Food for Thought: As per our afore-mentioned points, an important element of understanding that comes forth is that the process of indexing is largely an un-biased process, free of human prejudice. However, how can such a benign process be an extension of one which is deeply associated with the concept of competition, an inherent and primal quality of human nature? Find the answer in next blog.
Through Your Eyes
Now from the opposite end, when as a user, you type in a query regarding dogs into Google, the Google servers go straight to websites that have information as close as possible to the words you typed in. This is where your website about dogs is and depending on the processes of computing, you might or might not make it into the first 10 search results, because most people just click on one of the websites on the first page, preferably the top 3 or 4. To compute this process, the indexer will have used the information you had given to the web crawler and then place it in a list of all websites with same or similar information. It is after this particular move that the process of valuation begins on the front-end of the Internet, which is essentially the place where the race for search engine dominance is on. Once the indexer has ranked the pages, it will serve you the websites that it thinks are best matched to suit your needs.

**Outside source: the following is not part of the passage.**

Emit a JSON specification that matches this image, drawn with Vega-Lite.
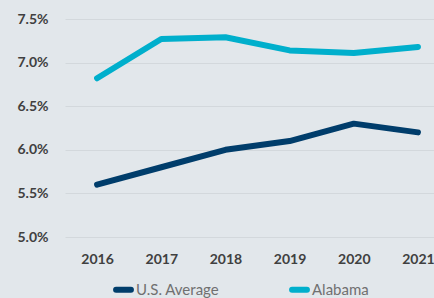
{
  "$schema": "https://vega.github.io/schema/vega-lite/v6.json",
  "autosize": {"type": "none"},
  "width": 369,
  "height": 218,
  "padding": {"left": 65, "top": 19, "right": 0, "bottom": 61},
  "background": "#e2e7eb",
  "config": {
    "view": {"stroke": null},
    "font": "Lato"
  },
  "data": {
    "values": [
      {"year": 2016, "series": "U.S. Average", "rate": 5.6},
      {"year": 2017, "series": "U.S. Average", "rate": 5.8},
      {"year": 2018, "series": "U.S. Average", "rate": 6.0},
      {"year": 2019, "series": "U.S. Average", "rate": 6.1},
      {"year": 2020, "series": "U.S. Average", "rate": 6.3},
      {"year": 2021, "series": "U.S. Average", "rate": 6.2},
      {"year": 2016, "series": "Alabama", "rate": 6.82},
      {"year": 2017, "series": "Alabama", "rate": 7.27},
      {"year": 2018, "series": "Alabama", "rate": 7.29},
      {"year": 2019, "series": "Alabama", "rate": 7.14},
      {"year": 2020, "series": "Alabama", "rate": 7.11},
      {"year": 2021, "series": "Alabama", "rate": 7.18}
    ]
  },
  "mark": {"type": "line", "strokeWidth": 6, "strokeCap": "round", "strokeJoin": "round"},
  "encoding": {
    "x": {
      "field": "year",
      "type": "quantitative",
      "scale": {"domain": [2015.5, 2021.25], "nice": false, "zero": false},
      "axis": {
        "title": null,
        "values": [2016, 2017, 2018, 2019, 2020, 2021],
        "format": "d",
        "grid": false,
        "domain": false,
        "ticks": false,
        "labelPadding": 15,
        "labelFontSize": 14,
        "labelFontWeight": "bold",
        "labelColor": "#404040",
        "labelFlush": false
      }
    },
    "y": {
      "field": "rate",
      "type": "quantitative",
      "scale": {"domain": [5.0, 7.5], "nice": false, "zero": false},
      "axis": {
        "title": null,
        "values": [5.0, 5.5, 6.0, 6.5, 7.0, 7.5],
        "labelExpr": "format(datum.value, '.1f') + '%'",
        "domain": false,
        "ticks": false,
        "labelPadding": 17,
        "labelFontSize": 14,
        "labelFontWeight": "bold",
        "labelColor": "#404040",
        "gridColor": "#d3d8dc",
        "gridWidth": 1
      }
    },
    "color": {
      "field": "series",
      "type": "nominal",
      "sort": ["U.S. Average", "Alabama"],
      "scale": {"domain": ["U.S. Average", "Alabama"], "range": ["#003d6b", "#00afcc"]},
      "legend": {
        "title": null,
        "orient": "none",
        "legendX": 48,
        "legendY": 260,
        "direction": "horizontal",
        "symbolType": "stroke",
        "symbolSize": 220,
        "symbolStrokeWidth": 6,
        "labelFontSize": 15,
        "labelColor": "#707070",
        "labelOffset": 2,
        "columnPadding": 60,
        "encode": {"symbols": {"update": {"strokeCap": {"value": "round"}}}}
      }
    }
  }
}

When we say “Indexer”, what we actually mean is a vast network of Google servers that are constantly listing and curating all the information that has been uploaded on the internet so far. That is over a trillion web pages! This network of machines synchronously processes all of this information and makes it useful for the common person who wants to know, anything really. Next time you search for something on Google, see how many seconds it took to produce that many results for you. It tells you that right at the top actually, as a way of showing off its immense precision. Anyway, that is the power of web indexing. A list to contain all lists. “One search engine to find them all, and in the index bind them”. And this search engine, a behemoth of so many machines all working in tandem with each other, churning information on a scale hard to imagine. All of humanity, in one place, so to speak. Constantly. Never ending chatter. A transcript of it all. That’s the Google Index.